Digital twins offer a comprehensive framework for enhancing the design, efficiency, and production of electric vehicles.
Designing and producing electric vehicles (EVs) bring new challenges to auto manufacturers. As with their internal combustion engine (ICE) counterparts, there is a need to compress the time from concept to having cars available to sell. However, both the design of an EV and its production require new thinking, new technology, and new processes. As such, EV automakers are turning to digital twins for help.
Specifically, automakers are using two types of digital twins to help speed up and improve design and production. They frequently use a digital twin of the vehicle itself and digital twins of the production environment. Separately, they each deliver their own benefits. When combined, there are multiple synergistic benefits that make 1 + 1 = 3.
Synergies abound with multiple digital twins
Let’s look at some of the ways this duo-digital twin approach is being employed in the design and manufacturing processes of electric vehicles (EVs).
Design, development, and testing
The auto industry has long been a user of computer-aided design (CAD), computational fluid dynamics (CFD), and other software to design and test the mechanical and aerodynamic properties of their vehicles.
Digital twin technology complements that work by allowing engineers to create and test vehicle components in a virtual environment before physical prototypes are built. This speeds up the iteration process, reduces costs, and allows for more experiments.
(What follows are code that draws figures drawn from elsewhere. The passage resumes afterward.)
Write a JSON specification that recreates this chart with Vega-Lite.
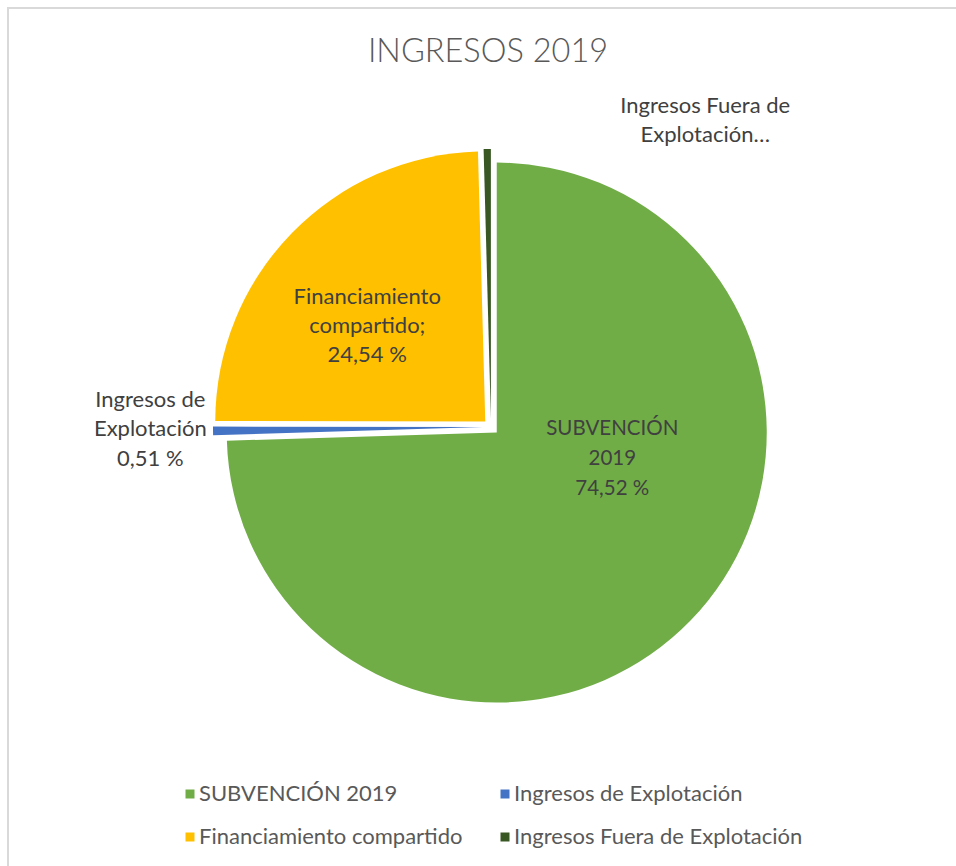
{
  "$schema": "https://vega.github.io/schema/vega-lite/v6.json",
  "width": 966,
  "height": 870,
  "autosize": {"type": "none"},
  "padding": {"left": 8, "top": 8, "right": 0, "bottom": 0},
  "background": "white",
  "view": {"stroke": "#d9d9d9", "strokeWidth": 2},
  "title": {"text": "INGRESOS 2019", "font": "Lato", "fontSize": 32.5, "fontWeight": 300, "color": "#595959", "anchor": "middle", "offset": -60, "dx": -3},
  "data": {"values": [
    {"cat": "SUBVENCIÓN 2019", "value": 74.52, "order": 1, "label": "SUBVENCIÓN\n2019\n74,52 %"},
    {"cat": "Ingresos de Explotación", "value": 0.51, "order": 2, "label": "Ingresos de\nExplotación\n0,51 %"},
    {"cat": "Financiamiento compartido", "value": 24.54, "order": 3, "label": "Financiamiento\ncompartido;\n24,54 %"},
    {"cat": "Ingresos Fuera de Explotación", "value": 0.43, "order": 4, "label": "Ingresos Fuera de\nExplotación…"}
  ]},
  "transform": [
    {"stack": "value", "groupby": [], "sort": [{"field": "order", "order": "ascending"}], "as": ["start", "end"]}
  ],
  "layer": [
    {
      "transform": [{"filter": "datum.cat === 'SUBVENCIÓN 2019'"}],
      "mark": {"type": "arc", "radius": 270, "xOffset": 5.75, "yOffset": -10.44},
      "encoding": {
        "theta": {"field": "start", "type": "quantitative", "scale": {"domain": [0, 100]}},
        "theta2": {"field": "end"},
        "color": {
          "field": "cat", "type": "nominal",
          "scale": {"domain": ["SUBVENCIÓN 2019", "Ingresos de Explotación", "Financiamiento compartido", "Ingresos Fuera de Explotación"], "range": ["#70AD47", "#4472C4", "#FFC000", "#385723"]},
          "legend": {"orient": "none", "direction": "horizontal", "legendX": 171, "legendY": 775, "columns": 2, "columnPadding": 31, "rowPadding": 21, "symbolType": "square", "symbolSize": 81, "symbolStrokeWidth": 0, "labelFont": "Lato", "labelFontSize": 22, "labelColor": "#595959", "labelOffset": -2, "labelLimit": 500, "title": null}
        }
      }
    },
    {
      "transform": [{"filter": "datum.cat === 'Ingresos de Explotación'"}],
      "mark": {"type": "arc", "radius": 270, "xOffset": -8, "yOffset": -15.89},
      "encoding": {
        "theta": {"field": "start", "type": "quantitative"},
        "theta2": {"field": "end"},
        "color": {"field": "cat", "type": "nominal"}
      }
    },
    {
      "transform": [{"filter": "datum.cat === 'Financiamiento compartido'"}],
      "mark": {"type": "arc", "radius": 270, "xOffset": -5.74, "yOffset": -21.58},
      "encoding": {
        "theta": {"field": "start", "type": "quantitative"},
        "theta2": {"field": "end"},
        "color": {"field": "cat", "type": "nominal"}
      }
    },
    {
      "transform": [{"filter": "datum.cat === 'Ingresos Fuera de Explotación'"}],
      "mark": {"type": "arc", "radius": 270, "xOffset": -0.11, "yOffset": -24},
      "encoding": {
        "theta": {"field": "start", "type": "quantitative"},
        "theta2": {"field": "end"},
        "color": {"field": "cat", "type": "nominal"}
      }
    },
    {
      "mark": {"type": "text", "radius": 100, "dx": 49.5, "dy": -83.6, "font": "Lato", "fontSize": 20.5, "lineBreak": "\n", "lineHeight": 30, "color": "#404040", "align": "center", "baseline": "middle"},
      "encoding": {
        "theta": {"field": "value", "type": "quantitative", "stack": true},
        "order": {"field": "order", "type": "quantitative"},
        "text": {"condition": {"test": "datum.cat === 'SUBVENCIÓN 2019'", "field": "label", "type": "nominal"}, "value": ""}
      }
    },
    {
      "mark": {"type": "text", "radius": 160, "dx": -9.2, "dy": -34.3, "font": "Lato", "fontSize": 22, "lineBreak": "\n", "lineHeight": 29, "color": "#404040", "align": "center", "baseline": "middle"},
      "encoding": {
        "theta": {"field": "value", "type": "quantitative", "stack": true},
        "order": {"field": "order", "type": "quantitative"},
        "text": {"condition": {"test": "datum.cat === 'Financiamiento compartido'", "field": "label", "type": "nominal"}, "value": ""}
      }
    },
    {
      "mark": {"type": "text", "radius": 340, "dx": -0.7, "dy": -48, "font": "Lato", "fontSize": 22, "lineBreak": "\n", "lineHeight": 29.5, "color": "#404040", "align": "center", "baseline": "middle"},
      "encoding": {
        "theta": {"field": "value", "type": "quantitative", "stack": true},
        "order": {"field": "order", "type": "quantitative"},
        "text": {"condition": {"test": "datum.cat === 'Ingresos de Explotación'", "field": "label", "type": "nominal"}, "value": ""}
      }
    },
    {
      "mark": {"type": "text", "radius": 306, "dx": 218.4, "dy": -31, "font": "Lato", "fontSize": 22, "lineBreak": "\n", "lineHeight": 29, "color": "#404040", "align": "center", "baseline": "middle"},
      "encoding": {
        "theta": {"field": "value", "type": "quantitative", "stack": true},
        "order": {"field": "order", "type": "quantitative"},
        "text": {"condition": {"test": "datum.cat === 'Ingresos Fuera de Explotación'", "field": "label", "type": "nominal"}, "value": ""}
      }
    }
  ]
}
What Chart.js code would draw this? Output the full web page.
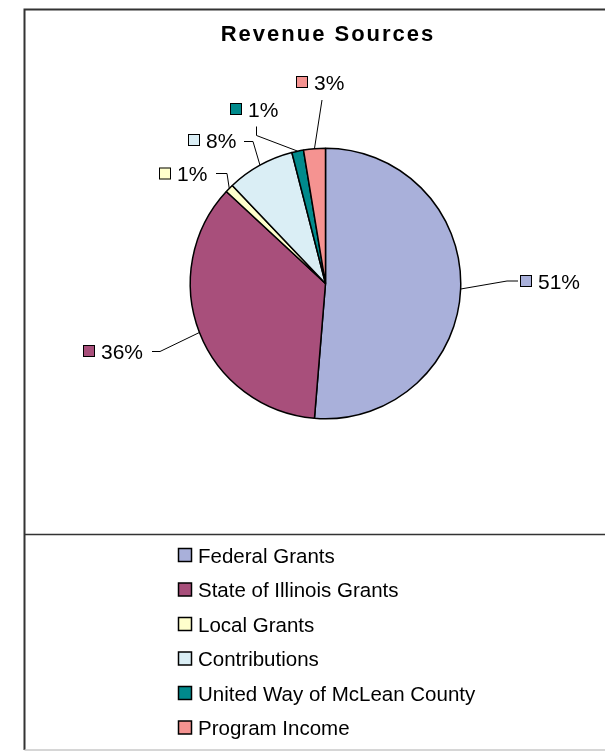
<!DOCTYPE html>
<html>
<head>
<meta charset="utf-8">
<title>Revenue Sources</title>
<script src="https://cdn.jsdelivr.net/npm/chart.js@4.4.1/dist/chart.umd.min.js"></script>
<style>
  body { margin: 0; background: #fff; }
  canvas { display: block; }
</style>
</head>
<body>
<canvas id="pie" width="605" height="751"></canvas>
<script>
// data
var categories = ["Federal Grants", "State of Illinois Grants", "Local Grants",
                  "Contributions", "United Way of McLean County", "Program Income"];
var shares = [51.3, 35.6, 1.0, 8.1, 1.4, 2.6];
var sliceColors = ["#A9B0DA", "#A84F7B", "#FFFFCC", "#DAEEF5", "#008A8C", "#F59391"];

var FONT = "'Liberation Sans', Arial, sans-serif";

// where each percentage label sits (box left, box middle) and how its leader bends
var labelSpots = [
    { bx: 520, by: 281, elbow: [507, 281], end: [518, 281] },
    { bx: 83, by: 351, elbow: [160, 351.5], end: [152, 351.5] },
    { bx: 159, by: 173.5, elbow: [227, 173.5], end: [216, 173.5] },
    { bx: 188, by: 140, elbow: [253, 141.5], end: [244, 141.5] },
    { bx: 230, by: 109, elbow: [256.5, 135.5], end: [256.5, 126.5] },
    { bx: 296, by: 82, elbow: [322, 100], end: [322, 100] }
];

var frame = {
    id: "frame",
    beforeDraw: function (chart) {
        var c = chart.ctx;
        c.save();
        c.fillStyle = "#fff";
        c.fillRect(0, 0, chart.width, chart.height);
        // outer border (right edge runs off the picture)
        c.strokeStyle = "#333";
        c.lineWidth = 2;
        c.beginPath();
        c.moveTo(610, 9.5);
        c.lineTo(24.5, 9.5);
        c.lineTo(24.5, 750);
        c.stroke();
        c.strokeStyle = "#c8c8c8";
        c.lineWidth = 1.5;
        c.beginPath();
        c.moveTo(24.5, 750);
        c.lineTo(610, 750);
        c.stroke();
        // line above the legend
        c.strokeStyle = "#333";
        c.lineWidth = 1.5;
        c.beginPath();
        c.moveTo(24.5, 534.5);
        c.lineTo(610, 534.5);
        c.stroke();
        // title
        c.fillStyle = "#000";
        c.font = "bold 22px " + FONT;
        c.letterSpacing = "2px";
        c.textAlign = "center";
        c.textBaseline = "alphabetic";
        c.fillText("Revenue Sources", 328, 40.5);
        c.restore();
    }
};

var pctLabels = {
    id: "pctLabels",
    afterDatasetsDraw: function (chart) {
        var c = chart.ctx;
        var meta = chart.getDatasetMeta(0);
        c.save();
        c.font = "21px " + FONT;
        c.textAlign = "left";
        c.textBaseline = "alphabetic";
        meta.data.forEach(function (arc, i) {
            var spot = labelSpots[i];
            var mid = (arc.startAngle + arc.endAngle) / 2;
            var px = arc.x + Math.cos(mid) * arc.outerRadius;
            var py = arc.y + Math.sin(mid) * arc.outerRadius;
            // leader line
            c.strokeStyle = "#000";
            c.lineWidth = 1;
            c.beginPath();
            c.moveTo(px, py);
            c.lineTo(spot.elbow[0], spot.elbow[1]);
            c.lineTo(spot.end[0], spot.end[1]);
            c.stroke();
            // colour key
            c.fillStyle = sliceColors[i];
            c.fillRect(spot.bx, spot.by - 6, 12, 12);
            c.strokeRect(spot.bx + 0.5, spot.by - 5.5, 11, 11);
            c.fillStyle = "#000";
            c.fillText(Math.round(shares[i]) + "%", spot.bx + 18, spot.by + 7.5);
        });
        c.restore();
    }
};

var legendBox = {
    id: "legendBox",
    afterDraw: function (chart) {
        var c = chart.ctx;
        c.save();
        c.font = "20.5px " + FONT;
        c.textBaseline = "alphabetic";
        categories.forEach(function (name, i) {
            var y = 555 + i * 34.5;
            c.fillStyle = sliceColors[i];
            c.fillRect(178.5, y - 6.5, 13, 13);
            c.strokeStyle = "#000";
            c.lineWidth = 1.5;
            c.strokeRect(178.5, y - 6.5, 13, 13);
            c.fillStyle = "#000";
            c.fillText(name, 198, y + 7.5);
        });
        c.restore();
    }
};

var ctx = document.getElementById("pie").getContext("2d");
var myPie = new Chart(ctx, {
    type: "pie",
    data: {
        labels: categories,
        datasets: [{
            data: shares,
            backgroundColor: sliceColors,
            borderColor: "#000",
            borderWidth: 1.5
        }]
    },
    options: {
        responsive: false,
        animation: false,
        layout: { padding: { left: 189.5, right: 143.5, top: 147.5, bottom: 331.5 } },
        plugins: {
            legend: { display: false },
            tooltip: { enabled: false }
        }
    },
    plugins: [frame, pctLabels, legendBox]
});
</script>
</body>
</html>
Virtual simulations with digital twins can subject EV designs to various environmental and operational conditions, helping to optimize performance and safety without the need for expensive real-world testing.
Additionally, digital twins can be used to customize vehicles according to customer preferences by simulating different configurations and their impacts on performance. This encourages innovative designs by allowing the exploration of different ideas and technologies in a virtual environment before committing to physical prototypes.
See also: Smart Manufacturing Essential for the Transition to EVs
Battery design and management
One of the main (obvious) differences between developing ICE cars and EVs is the battery system and management.
By modeling and simulating battery designs, digital twins help in improving energy density, longevity, and safety. This leads to more efficient and reliable battery systems.
Digital twins are also being used to help develop advanced thermal management strategies to enhance battery performance and lifespan, both of which are crucial for EVs.
Manufacturing process optimization
Digital twins are being used to model the entire manufacturing process, identifying bottlenecks and inefficiencies. They enable manufacturers to optimize production lines for higher efficiency, worker safety, integration of new technology (e.g., intelligent robots), lower costs, and more.
In many cases, the digital twin is provided with real-time data from the production line to help in monitoring the manufacturing process. Analysis of that data can be used to predict equipment failures, ensure quality control, reduce waste, and ensure consistency.
A final word on the use of digital twins for EV manufacturers
Digital twins thus offer a comprehensive framework for enhancing the design, efficiency, and production of electric vehicles. By bridging the gap between the virtual and physical, they enable a more sustainable, efficient, and customer-centric approach to vehicle manufacturing.